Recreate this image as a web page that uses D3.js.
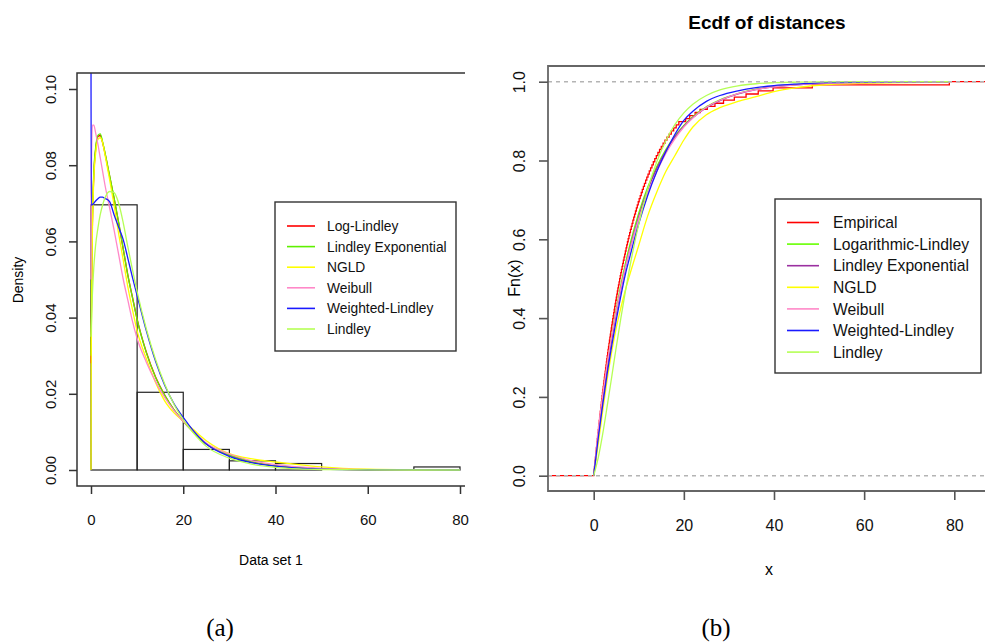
<!DOCTYPE html>
<html>
<head>
<meta charset="utf-8">
<script src="https://cdn.jsdelivr.net/npm/d3@7/dist/d3.min.js"></script>
<style>
    body {margin: 0; background: #fff;}
    svg {display: block; font-family: "Liberation Sans", Arial, sans-serif;}
</style>
</head>
<body>
<svg id="js-chart" width="985" height="642"></svg>
<script>
// ---------- 数据 (a) 直方图 ----------
var histBreaks = [0, 10, 20, 30, 40, 50, 60, 70, 80];
var histDensity = [0.0696, 0.0204, 0.0054, 0.0024, 0.0017, 0, 0, 0.0008];

// 密度曲线取点 (x 共用)
var densX = [0, 0.05, 0.3, 0.6, 1, 1.5, 2, 2.5, 3, 4, 5, 6, 7, 8, 9, 10, 12, 14, 16, 18, 20, 22, 25, 30, 35, 40, 45, 50, 60, 70, 80];
var logLindleyDens = [0.028, 0.038, 0.064, 0.077, 0.084, 0.0875, 0.0878, 0.086, 0.0833, 0.0773, 0.0713, 0.0648, 0.0579, 0.0511, 0.0453, 0.0396, 0.0309, 0.0244, 0.0196, 0.0158, 0.0128, 0.0102, 0.0068, 0.0039, 0.0021, 0.0011, 0.0006, 0.0003, 0.00007, 0.00002, 0];
var lindExpDens = [0.03, 0.04, 0.065, 0.078, 0.0845, 0.0878, 0.0882, 0.0862, 0.0835, 0.0775, 0.0715, 0.065, 0.058, 0.051, 0.0452, 0.0395, 0.0308, 0.0243, 0.0196, 0.0158, 0.0128, 0.0102, 0.0068, 0.0039, 0.0021, 0.0011, 0.0006, 0.0003, 0.00007, 0.00002, 0];
var ngldDens = [0, 0.03, 0.062, 0.076, 0.083, 0.0868, 0.0872, 0.086, 0.083, 0.0765, 0.0695, 0.062, 0.055, 0.048, 0.042, 0.0365, 0.0292, 0.023, 0.0181, 0.015, 0.0128, 0.0108, 0.0077, 0.0043, 0.0029, 0.0021, 0.0014, 0.0008, 0.0002, 0.00005, 0.00001];
var weibullDens = [0.05, 0.075, 0.0905, 0.0905, 0.0885, 0.0855, 0.082, 0.0785, 0.075, 0.069, 0.063, 0.0565, 0.05, 0.0445, 0.039, 0.0345, 0.0283, 0.0232, 0.019, 0.0156, 0.0128, 0.0104, 0.0071, 0.0042, 0.0024, 0.0014, 0.0008, 0.0004, 0.0001, 0.00003, 0.00001];
var wLindleyDens = [0.11, 0.0695, 0.0696, 0.07, 0.0706, 0.0712, 0.0716, 0.0716, 0.0713, 0.0705, 0.067, 0.0637, 0.0604, 0.0555, 0.0505, 0.0458, 0.0365, 0.0285, 0.0222, 0.0174, 0.0138, 0.0106, 0.0068, 0.0036, 0.0019, 0.001, 0.0005, 0.00025, 0.00006, 0.00001, 0];
var lindleyDens = [0.035, 0.037, 0.046, 0.053, 0.059, 0.0635, 0.067, 0.0695, 0.0713, 0.0731, 0.0728, 0.07, 0.0648, 0.0585, 0.0525, 0.0468, 0.037, 0.029, 0.0225, 0.0172, 0.0132, 0.01, 0.0062, 0.0031, 0.0015, 0.0007, 0.0003, 0.00013, 0.00002, 0, 0];

var legendA = ["Log-Lindley", "Lindley Exponential", "NGLD", "Weibull", "Weighted-Lindley", "Lindley"];
var colorsA = ["#ff0000", "#5ef000", "#ffff00", "#ff88c8", "#1a1aff", "#b5ff55"];

// ---------- 数据 (b) 经验分布 ----------
var distances = [
    0.03, 0.10, 0.17, 0.22, 0.30, 0.38, 0.45, 0.51, 0.58, 0.65,
    0.72, 0.80, 0.86, 0.94, 1.01, 1.08, 1.16, 1.23, 1.31, 1.39,
    1.46, 1.54, 1.62, 1.70, 1.78, 1.86, 1.94, 2.03, 2.11, 2.20,
    2.28, 2.37, 2.46, 2.55, 2.64, 2.73, 2.82, 2.91, 3.00, 3.10,
    3.19, 3.29, 3.39, 3.49, 3.59, 3.69, 3.79, 3.90, 4.00, 4.11,
    4.22, 4.33, 4.44, 4.55, 4.66, 4.77, 4.89, 5.01, 5.13, 5.25,
    5.37, 5.50, 5.63, 5.76, 5.89, 6.02, 6.16, 6.30, 6.44, 6.58,
    6.73, 6.88, 7.03, 7.18, 7.33, 7.49, 7.65, 7.82, 7.98, 8.15,
    8.33, 8.51, 8.69, 8.88, 9.07, 9.27, 9.47, 9.67, 9.88,
    10.09, 10.32, 10.55, 10.78, 11.02, 11.26, 11.52, 11.78, 12.05, 12.33,
    12.62, 12.92, 13.23, 13.55, 13.89, 14.24, 14.61, 14.99, 15.40, 15.81,
    16.25, 16.72, 17.21, 17.74, 18.30, 18.89,
    20.4, 21.3, 22.5, 23.6, 25.2, 26.9, 28.8,
    31.2, 33.8, 36.5, 39.8, 48.5, 78.9
];

// 拟合分布函数取点 (x 共用)
var cdfX = [0, 1, 2, 3, 4, 5, 6, 7, 8, 10, 12, 14, 16, 18, 20, 22, 25, 28, 32, 36, 40, 45, 50, 60, 79];
var logLindleyCdf = [0, 0.104, 0.197, 0.281, 0.356, 0.423, 0.483, 0.537, 0.585, 0.667, 0.733, 0.785, 0.828, 0.862, 0.889, 0.911, 0.936, 0.954, 0.970, 0.981, 0.988, 0.993, 0.996, 0.9986, 0.9998];
var lindExpCdf = [0, 0.100, 0.190, 0.272, 0.346, 0.412, 0.472, 0.526, 0.575, 0.658, 0.726, 0.780, 0.824, 0.859, 0.887, 0.909, 0.934, 0.952, 0.969, 0.980, 0.987, 0.992, 0.995, 0.998, 0.9997];
var ngldCdf = [0, 0.080, 0.165, 0.245, 0.315, 0.375, 0.425, 0.470, 0.510, 0.585, 0.660, 0.720, 0.772, 0.812, 0.852, 0.885, 0.916, 0.934, 0.950, 0.962, 0.975, 0.985, 0.991, 0.996, 0.999];
var weibullCdf = [0, 0.115, 0.205, 0.285, 0.355, 0.418, 0.475, 0.527, 0.572, 0.652, 0.718, 0.772, 0.818, 0.855, 0.885, 0.908, 0.935, 0.953, 0.970, 0.980, 0.987, 0.992, 0.995, 0.998, 0.9995];
var wLindleyCdf = [0, 0.095, 0.180, 0.260, 0.330, 0.395, 0.455, 0.510, 0.555, 0.640, 0.712, 0.772, 0.822, 0.866, 0.902, 0.925, 0.950, 0.965, 0.977, 0.985, 0.990, 0.994, 0.997, 0.999, 1.0];
var lindleyCdf = [0, 0.045, 0.106, 0.177, 0.251, 0.326, 0.398, 0.466, 0.529, 0.639, 0.728, 0.797, 0.850, 0.891, 0.921, 0.943, 0.965, 0.979, 0.9895, 0.9948, 0.9974, 0.9988, 0.9995, 0.99995, 1.0];

var legendB = ["Empirical", "Logarithmic-Lindley", "Lindley Exponential", "NGLD", "Weibull", "Weighted-Lindley", "Lindley"];
var colorsB = ["#ff0000", "#66ff00", "#9b30a0", "#ffff00", "#ff88c8", "#1a1aff", "#b5ff55"];

var svg = d3.select("#js-chart");

function zip(xs, ys) {
    return xs.map(function (x, i) {
        return [x, ys[i]];
    });
}

function legend(opt) {
    var g = svg.append("g");
    g.append("rect")
        .attr("x", opt.x).attr("y", opt.y)
        .attr("width", opt.w).attr("height", opt.h)
        .attr("fill", "#fff").attr("stroke", "#333").attr("stroke-width", 1.4);
    opt.names.forEach(function (name, i) {
        var cy = opt.y0 + i * opt.step;
        g.append("line")
            .attr("x1", opt.x + opt.l1).attr("x2", opt.x + opt.l2)
            .attr("y1", cy).attr("y2", cy)
            .attr("stroke", opt.colors[i]).attr("stroke-width", 1.6);
        g.append("text")
            .attr("x", opt.x + opt.tx).attr("y", cy + opt.size * 0.36)
            .attr("font-size", opt.size).attr("fill", "#111")
            .text(name);
    });
}

// ---------- (a) 直方图 + 密度 ----------
function drawPanelA() {
    var x = d3.scaleLinear().domain([0, 80]).range([91, 460]);
    var y = d3.scaleLinear().domain([0, 0.1]).range([470, 89]);

    svg.append("clipPath").attr("id", "clipA")
        .append("rect").attr("x", 77).attr("y", 73).attr("width", 388).attr("height", 413);

    svg.append("g").selectAll("rect")
        .data(histDensity)
        .join("rect")
        .attr("x", function (d, i) { return x(histBreaks[i]); })
        .attr("width", function (d, i) { return x(histBreaks[i + 1]) - x(histBreaks[i]); })
        .attr("y", function (d) { return y(d); })
        .attr("height", function (d) { return y(0) - y(d); })
        .attr("fill", "none").attr("stroke", "#222").attr("stroke-width", 1.2);

    var line = d3.line()
        .x(function (d) { return x(d[0]); })
        .y(function (d) { return y(d[1]); })
        .curve(d3.curveMonotoneX);

    var series = [logLindleyDens, lindExpDens, ngldDens, weibullDens, wLindleyDens, lindleyDens];
    svg.append("g").attr("clip-path", "url(#clipA)")
        .selectAll("path")
        .data(series)
        .join("path")
        .attr("d", function (d) { return line(zip(densX, d)); })
        .attr("fill", "none")
        .attr("stroke", function (d, i) { return colorsA[i]; })
        .attr("stroke-width", 1.3);

    // 边框 (左, 下, 上)
    svg.append("path")
        .attr("d", "M465,73H77V486H465")
        .attr("fill", "none").attr("stroke", "#333").attr("stroke-width", 1.5);

    var ax = svg.append("g")
        .attr("transform", "translate(0,486)")
        .call(d3.axisBottom(x).tickValues([0, 20, 40, 60, 80]).tickSize(8).tickPadding(20));
    var ay = svg.append("g")
        .attr("transform", "translate(77,0)")
        .call(d3.axisLeft(y).tickValues([0, 0.02, 0.04, 0.06, 0.08, 0.10])
            .tickFormat(d3.format(".2f")).tickSize(8));
    [ax, ay].forEach(function (a) {
        a.select(".domain").remove();
        a.selectAll("line").attr("stroke", "#333").attr("stroke-width", 1.5);
        a.selectAll("text").attr("font-size", 15).attr("fill", "#111")
            .attr("font-family", "Liberation Sans, Arial, sans-serif");
    });
    ay.selectAll("text")
        .attr("x", null).attr("dy", null)
        .attr("text-anchor", "middle")
        .attr("transform", "translate(-21,0) rotate(-90)");

    svg.append("text")
        .attr("x", 271).attr("y", 565).attr("text-anchor", "middle")
        .attr("font-size", 14).text("Data set 1");
    svg.append("text")
        .attr("transform", "translate(23,280) rotate(-90)").attr("text-anchor", "middle")
        .attr("font-size", 14).text("Density");

    legend({
        x: 275, y: 202, w: 181, h: 149, y0: 226, step: 20.6,
        l1: 12, l2: 40, tx: 52, size: 13.8,
        names: legendA, colors: colorsA
    });

    svg.append("text")
        .attr("x", 220).attr("y", 636).attr("text-anchor", "middle")
        .attr("font-family", "Liberation Serif, Times New Roman, serif")
        .attr("font-size", 25).text("(a)");
}

// ---------- (b) 经验分布函数 ----------
function drawPanelB() {
    var x = d3.scaleLinear().domain([0, 80]).range([593.7, 954.3]);
    var y = d3.scaleLinear().domain([0, 1]).range([475.7, 81.7]);
    var left = x.invert(548), right = x.invert(990);

    svg.append("clipPath").attr("id", "clipB")
        .append("rect").attr("x", 548).attr("y", 66).attr("width", 442).attr("height", 425);

    var plot = svg.append("g").attr("clip-path", "url(#clipB)");

    // 经验阶梯
    var n = distances.length;
    var steps = [[left, 0]];
    distances.slice().sort(d3.ascending).forEach(function (v, i) {
        steps.push([v, (i + 1) / n]);
    });
    steps.push([right, 1]);

    var stepLine = d3.line()
        .x(function (d) { return x(d[0]); })
        .y(function (d) { return y(d[1]); })
        .curve(d3.curveStepAfter);
    plot.append("path")
        .attr("d", stepLine(steps))
        .attr("fill", "none").attr("stroke", colorsB[0]).attr("stroke-width", 1.3);

    var line = d3.line()
        .x(function (d) { return x(d[0]); })
        .y(function (d) { return y(d[1]); })
        .curve(d3.curveMonotoneX);
    var fits = [logLindleyCdf, lindExpCdf, ngldCdf, weibullCdf, wLindleyCdf, lindleyCdf];
    plot.selectAll("path.fit")
        .data(fits)
        .join("path")
        .attr("class", "fit")
        .attr("d", function (d) { return line(zip(cdfX, d)); })
        .attr("fill", "none")
        .attr("stroke", function (d, i) { return colorsB[i + 1]; })
        .attr("stroke-width", 1.3);

    // 0 与 1 的虚线 (盖住红线两端)
    plot.selectAll("line.ref")
        .data([0, 1])
        .join("line")
        .attr("class", "ref")
        .attr("x1", 548).attr("x2", 990)
        .attr("y1", function (d) { return y(d); })
        .attr("y2", function (d) { return y(d); })
        .attr("stroke", "#b4b4b4").attr("stroke-width", 1.6)
        .attr("stroke-dasharray", "4,4");

    svg.append("path")
        .attr("d", "M990,66H548V491H990")
        .attr("fill", "none").attr("stroke", "#666").attr("stroke-width", 1.8);

    var ax = svg.append("g")
        .attr("transform", "translate(0,491)")
        .call(d3.axisBottom(x).tickValues([0, 20, 40, 60, 80]).tickSize(9).tickPadding(20));
    var ay = svg.append("g")
        .attr("transform", "translate(548,0)")
        .call(d3.axisLeft(y).tickValues([0, 0.2, 0.4, 0.6, 0.8, 1.0])
            .tickFormat(d3.format(".1f")).tickSize(9));
    [ax, ay].forEach(function (a) {
        a.select(".domain").remove();
        a.selectAll("line").attr("stroke", "#555").attr("stroke-width", 1.6);
        a.selectAll("text").attr("font-size", 16).attr("fill", "#111")
            .attr("font-family", "Liberation Sans, Arial, sans-serif");
    });
    ay.selectAll("text")
        .attr("x", null).attr("dy", null)
        .attr("text-anchor", "middle")
        .attr("transform", "translate(-23,0) rotate(-90)");

    svg.append("text")
        .attr("x", 769).attr("y", 575).attr("text-anchor", "middle")
        .attr("font-size", 16).text("x");
    svg.append("text")
        .attr("transform", "translate(520,278) rotate(-90)").attr("text-anchor", "middle")
        .attr("font-size", 16).text("Fn(x)");
    svg.append("text")
        .attr("x", 767).attr("y", 29).attr("text-anchor", "middle")
        .attr("font-size", 19).attr("font-weight", "bold").text("Ecdf of distances");

    legend({
        x: 775, y: 199, w: 206, h: 174, y0: 222.5, step: 21.6,
        l1: 12, l2: 44, tx: 58, size: 15.7,
        names: legendB, colors: colorsB
    });

    svg.append("text")
        .attr("x", 716).attr("y", 636).attr("text-anchor", "middle")
        .attr("font-family", "Liberation Serif, Times New Roman, serif")
        .attr("font-size", 25).text("(b)");
}

drawPanelA();
drawPanelB();
</script>
</body>
</html>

────────────────

* _STATED PROBLEM_
Skip every picture and return the lines above from the top through the one that contains "0, 0, 0.0008];".

* _TASK OUTPUT_
Recreate this image as a web page that uses D3.js.
<!DOCTYPE html>
<html>
<head>
<meta charset="utf-8">
<script src="https://cdn.jsdelivr.net/npm/d3@7/dist/d3.min.js"></script>
<style>
    body {margin: 0; background: #fff;}
    svg {display: block; font-family: "Liberation Sans", Arial, sans-serif;}
</style>
</head>
<body>
<svg id="js-chart" width="985" height="642"></svg>
<script>
// ---------- 数据 (a) 直方图 ----------
var histBreaks = [0, 10, 20, 30, 40, 50, 60, 70, 80];
var histDensity = [0.0696, 0.0204, 0.0054, 0.0024, 0.0017, 0, 0, 0.0008];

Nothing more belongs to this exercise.